Paul refers to a scheme that allows you to use your AMEX card to carbon offset your spending.

“It is like saying when you are in Hell, you can use your card to melt the furnace,” he says.

Fergie time

ESG is winning, says the good professor, but complacency is dangerous.

And that takes us to football.

He draws an analogy with a football team that is leading the match and starts passing the ball around, leaving themselves vulnerable to a comeback from the opposing team.

Paul cites Albert Camus, who once said: “What I know most surely in the long run about morality and obligations, I owe to football.”

Personally, I prefer Bill Shankly’s comment: “Football isn’t a matter of life and death. It is far more important than that.” 

But what we can say about football is that coaches have long understood the importance of motivation in creating team spirit, of the S in football management. And as Paul says, it doesn’t matter how good a football player you are. “You are only as good as the weakest player in the team.”

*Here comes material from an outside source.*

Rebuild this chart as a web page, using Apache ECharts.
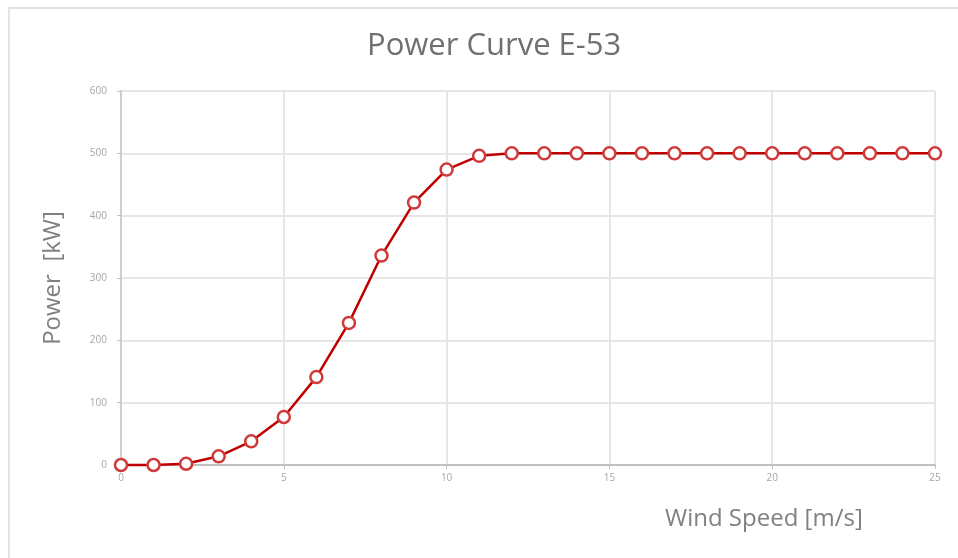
<!DOCTYPE html>
<html><head><meta charset="utf-8">
<script src="https://cdn.jsdelivr.net/npm/echarts@6/dist/echarts.min.js"></script>
<style>html,body{margin:0;padding:0;background:#fff}#c{width:958px;height:558px}</style>
</head><body><div id="c"></div>
<script>
const windSpeed = [0,1,2,3,4,5,6,7,8,9,10,11,12,13,14,15,16,17,18,19,20,21,22,23,24,25];
const powerKW = [0,0,2,14,38,77,141,228,336,421,474,496,500,500,500,500,500,500,500,500,500,500,500,500,500,500];
const titleText = 'Power Curve E-53';
const xName = 'Wind Speed [m/s]';
const yName = 'Power  [kW]';

const chart = echarts.init(document.getElementById('c'), null, {renderer:'canvas'});
chart.setOption({
  animation:false,
  backgroundColor:'#fff',
  title:{text:titleText,left:362,top:26,
    textStyle:{fontFamily:'Open Sans',fontWeight:'normal',fontSize:31,color:'#707070'}},
  graphic:[
    {type:'rect',shape:{x:9,y:8,width:1000,height:600},style:{fill:'none',stroke:'#e3e3e3',lineWidth:2},silent:true,z:-1},
    {type:'text',left:665,top:507,style:{text:xName,font:'24px "Open Sans"',fill:'#808080'}},
  ],
  grid:{left:121,right:23,top:91,bottom:93},
  xAxis:{type:'value',min:0,max:25,interval:5,
    axisLine:{lineStyle:{color:'#bfbfbf',width:2}},
    axisTick:{show:true,length:4,lineStyle:{color:'#bfbfbf'}},
    axisLabel:{fontFamily:'Open Sans',fontSize:10,color:'#a6a6a6',margin:8},
    splitLine:{lineStyle:{color:'#e6e6e6',width:2}}},
  yAxis:{type:'value',min:0,max:600,interval:100,
    name:yName,nameLocation:'middle',nameGap:56,
    nameTextStyle:{fontFamily:'Open Sans',fontSize:24,color:'#808080'},
    axisLine:{show:true,lineStyle:{color:'#cfcfcf',width:2}},
    axisTick:{show:true,length:4,lineStyle:{color:'#bfbfbf'}},
    axisLabel:{fontFamily:'Open Sans',fontSize:10,color:'#a6a6a6',margin:14},
    splitLine:{lineStyle:{color:'#e6e6e6',width:2}}},
  series:[{type:'line',data:windSpeed.map((x,i)=>[x,powerKW[i]]),
    symbol:'circle',symbolSize:12,showAllSymbol:true,
    lineStyle:{color:'#c00000',width:2.5},
    itemStyle:{color:'#ffffff',borderColor:'#d03a3a',borderWidth:2.5},
    clip:false}]
});
</script></body></html>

But maybe football is a microcosm of life, joy, horror, passion and cheating; the greenwashing equivalent might be the player who fakes an injury.

Paul Watchman was himself a keen footballer as a youth; he played for Drumchapel Amateurs, a team for whom Alex Ferguson and a long list of football greats once graced the pitch.

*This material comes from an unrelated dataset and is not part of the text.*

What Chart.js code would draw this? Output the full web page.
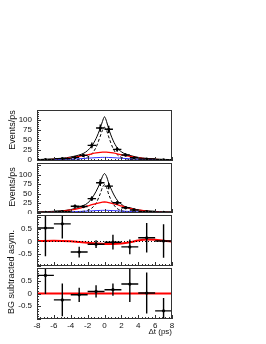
<!DOCTYPE html>
<html><head><meta charset="utf-8">
<script src="https://cdn.jsdelivr.net/npm/chart.js@4.4.0/dist/chart.umd.min.js"></script>
<style>
body{margin:0;background:#fff;width:266px;height:344px;overflow:hidden;position:relative;font-family:"Liberation Sans",Arial,sans-serif;}
canvas{position:absolute;left:0;}
.yt{position:absolute;font-size:9px;color:#111;transform:translate(-50%,-50%) rotate(-90deg);white-space:nowrap;}
</style></head><body>
<canvas id="c1" width="266" height="53" style="top:109px"></canvas>
<canvas id="c2" width="266" height="52" style="top:162px"></canvas>
<canvas id="c3" width="266" height="53" style="top:214px"></canvas>
<canvas id="c4" width="266" height="77" style="top:267px"></canvas>
<div class="yt" style="left:12px;top:130px">Events/ps</div>
<div class="yt" style="left:12px;top:187px">Events/ps</div>
<div class="yt" style="left:11px;top:272px">BG subtracted asym.</div>
<script>
// ---- data ----
const curveX = [-8,-7,-6,-5,-4,-3,-2.5,-2,-1.5,-1,-0.5,-0.25,0,0.25,0.5,1,1.5,2,2.5,3,4,5,6,7,8];
const total1 = [1.5,2.5,3.5,5,8,13,17,24,36,54,80,96,108,96,78,50,31,21,15,12,7,4.5,3,2,1.5];
const sig1   = [0,0,0.1,0.3,0.8,2.5,4.5,8,16,32,60,74,82,74,58,30,14,7,4,2,0.8,0.3,0.1,0,0];
const red1   = [0.5,1,2,3.5,6,9.5,11.5,13.5,16,18,19.5,20,20,20,19.5,18,16,13.5,11.5,9.5,6,3.5,2,1,0.5];
const blue1  = [0.5,0.8,1.2,1.8,2.5,3.5,4.2,5,5.7,6.3,6.8,7,7,7,6.8,6.3,5.7,5,4.2,3.5,2.5,1.8,1.2,0.8,0.5];
const total2 = [1.5,2.5,3.5,5,8,14.5,19,25,38,56,80,95,103,95,78,52,33,22,15,13,7,4.5,3,2,1.5];
const sig2   = [0,0,0.1,0.3,0.7,2,3.5,6,12,25,50,66,74,66,48,24,11,5,2.5,1.2,0.5,0.2,0.1,0,0];
const red2   = [0.5,1,2,4,7,11.5,14.5,17.5,21,24,26.5,27.5,28,27.5,26.5,24,21,17.5,14.5,11.5,7,4,2,1,0.5];
const blue2  = [0.3,0.5,0.8,1.2,2,3,3.5,4,4.7,5.3,5.8,6,6,6,5.8,5.3,4.7,4,3.5,3,2,1.2,0.8,0.5,0.3];

const binX    = [-7,-5,-3.5,-2.5,-1.5,-0.5,0.5,1.5,2.5,3.5,5,7];
const binHalf = [1,1,0.5,0.5,0.5,0.5,0.5,0.5,0.5,0.5,1,1];
const evt1    = [1.5,4,7,12,37,80,77,27,13,6,3,1];
const evt1Err = [1,1.5,3,4,7,9,9,6,4,3,1.5,1];
const evt2    = [1,3,17,16,37,79,70,26,13,7,3,1];
const evt2Err = [1,1.5,4,4,6,9,8,5,4,3,1.5,1];

const asymX    = [-7,-5,-3,-1,1,3,5,7];
const asymHalf = [1,1,1,1,1,1,1,1];
const asym3    = [0.55,0.72,-0.43,-0.11,-0.03,-0.22,0.15,0.02];
const asym3Err = [1.15,0.6,0.22,0.16,0.3,0.3,0.6,0.68];
const asym4    = [0.71,-0.25,-0.05,0.08,0.15,0.37,0.02,-0.68];
const asym4Err = [0.73,0.64,0.28,0.24,0.24,0.7,0.8,0.5];

const fitX3 = [-8,-6,-4,-3,-2,-1,0,1,2,3,4,5,6,7,8];
const fit3  = [0.02,0.03,0.01,-0.02,-0.05,-0.08,-0.1,-0.1,-0.08,-0.03,0.04,0.08,0.07,0.03,0];
const fitX4 = [-8,8];
const fit4  = [0,0];

const xTicks = [-8,-6,-4,-2,0,2,4,6,8];
const yTicksEv = [0,25,50,75,100];
const yTicksAsym = [-0.5,0,0.5];
const xTitle = "\u0394t (ps)";

// ---- helpers ----
const pts = (xs, ys) => xs.map((x,i)=>({x, y: ys[i]}));
const FONT = {family:'"Liberation Sans", Arial, sans-serif', size:8};

function line(xs, ys, color, width, dash){
  return {type:'line', data: pts(xs,ys), borderColor: color, borderWidth: width, borderDash: dash||[],
    pointRadius:0, fill:false, cubicInterpolationMode:'monotone', order:2};
}
function marks(xs, ys){
  return {type:'scatter', data: pts(xs,ys), backgroundColor:'#000', borderColor:'#000', pointRadius:1.6, borderWidth:0, order:1};
}

function framePlugin(cfg){
  return {id:'frame'+cfg.id, afterDatasetsDraw(chart){
    const {ctx, chartArea:a, scales:{x,y}} = chart;
    ctx.save();
    ctx.beginPath(); ctx.rect(a.left,a.top,a.right-a.left,a.bottom-a.top); ctx.clip();
    ctx.strokeStyle='#000'; ctx.lineWidth=1.4;
    cfg.px.forEach((xv,i)=>{
      const yv = cfg.py[i], e = cfg.pe[i], h = cfg.ph[i];
      const px = x.getPixelForValue(xv), py = y.getPixelForValue(yv);
      ctx.beginPath();
      ctx.moveTo(x.getPixelForValue(xv-h), py); ctx.lineTo(x.getPixelForValue(xv+h), py);
      ctx.moveTo(px, y.getPixelForValue(yv-e)); ctx.lineTo(px, y.getPixelForValue(yv+e));
      ctx.stroke();
    });
    ctx.restore();
    ctx.save();
    ctx.strokeStyle='#333'; ctx.lineWidth=1;
    ctx.beginPath();
    for(let v=-8; v<=8.001; v+=0.4){
      const major = Math.abs(v/2 - Math.round(v/2)) < 1e-6;
      const p = Math.round(x.getPixelForValue(v))+0.5;
      ctx.moveTo(p, a.bottom); ctx.lineTo(p, a.bottom-(major?4:2));
    }
    const ymin = y.min, ymax = y.max;
    for(let v=Math.ceil(ymin/cfg.yMinor)*cfg.yMinor; v<=ymax+1e-9; v+=cfg.yMinor){
      const major = Math.abs(v/cfg.yMajor - Math.round(v/cfg.yMajor)) < 1e-6;
      const p = Math.round(y.getPixelForValue(v))+0.5;
      ctx.moveTo(a.left, p); ctx.lineTo(a.left+(major?4:2), p);
    }
    ctx.stroke();
    ctx.strokeRect(a.left+0.5, a.top+0.5, a.right-a.left-1, a.bottom-a.top-1);
    ctx.restore();
  }};
}

function makeChart(id, datasets, ymin, ymax, yTicks, cfg, showX){
  const fmt = v => (Math.abs(v) < 1e-9 ? '0' : String(v));
  new Chart(document.getElementById(id), {
    data: {datasets},
    options: {
      responsive:false, maintainAspectRatio:false, animation:false, devicePixelRatio:1,
      layout:{autoPadding:false, padding:{left:0, right:94, top:1, bottom: showX?0:1}},
      plugins:{legend:{display:false}, tooltip:{enabled:false}, title:{display:false}},
      scales:{
        x:{type:'linear', min:-8, max:8, display: showX,
           grid:{display:false, drawTicks:false}, border:{display:false},
           afterBuildTicks: s => { s.ticks = xTicks.map(v=>({value:v})); },
           afterFit: s => { if(showX) s.height = 25; s.paddingLeft = 0; s.paddingRight = 0; },
           ticks:{font:FONT, color:'#111', padding:2, autoSkip:false, maxRotation:0, callback: fmt},
           title:{display: showX, text: xTitle, align:'end', font:FONT, color:'#111', padding:{top:0,bottom:7}}},
        y:{type:'linear', min:ymin, max:ymax,
           grid:{display:false, drawTicks:false}, border:{display:false},
           afterBuildTicks: s => { s.ticks = yTicks.map(v=>({value:v})); },
           afterFit: s => { s.width = 37; s.paddingTop = 0; s.paddingBottom = 0; },
           ticks:{font:FONT, color:'#111', padding:5, autoSkip:false, callback: fmt}}
      }
    },
    plugins:[framePlugin(Object.assign({id}, cfg))]
  });
}

makeChart('c1', [
  line(curveX, blue1, '#3030ff', 1),
  line(curveX, red1, '#ff0000', 1.3),
  line(curveX, sig1, '#000', 1, [3,2]),
  line(curveX, total1, '#000', 1),
  marks(binX, evt1)
], -2, 125, yTicksEv, {px:binX, py:evt1, pe:evt1Err, ph:binHalf, yMajor:25, yMinor:5}, false);

makeChart('c2', [
  line(curveX, blue2, '#3030ff', 1),
  line(curveX, red2, '#ff0000', 1.3),
  line(curveX, sig2, '#000', 1, [3,2]),
  line(curveX, total2, '#000', 1),
  marks(binX, evt2)
], -1, 131, yTicksEv, {px:binX, py:evt2, pe:evt2Err, ph:binHalf, yMajor:25, yMinor:5}, false);

makeChart('c3', [
  line(fitX4, fit4, '#000', 1, [1,2]),
  line(fitX3, fit3, '#ff0000', 2),
  marks(asymX, asym3)
], -1, 1.08, yTicksAsym, {px:asymX, py:asym3, pe:asym3Err, ph:asymHalf, yMajor:0.5, yMinor:0.1}, false);

makeChart('c4', [
  line(fitX4, fit4, '#ff0000', 2),
  marks(asymX, asym4)
], -1, 1, yTicksAsym, {px:asymX, py:asym4, pe:asym4Err, ph:asymHalf, yMajor:0.5, yMinor:0.1}, true);
</script>
</body></html>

Alex Ferguson once said of Paul, “I was a talented winger but fragile.” It seems that on the football pitch, Paul wasn’t intimidating enough.

But if Climate Change doesn’t intimidate you, there may be something wrong with you.

Paul says that we are in injury time in the fight against climate change. We need “Fergie time.” It is said that football referees tended to add a few minutes of injury time when Manchester United, famous for last-second goals, were playing. So, it became known as “Fergie time.”

But then where is the super-sub. the player coming on at the end of the match to score the winning goal just as the referee prepares to blow the whistle? 

That’s what we need now.

But at least judges, with their ruling on the broader fiduciary purpose, have helped. Maybe they have even scored the critical goal that may yet save the world.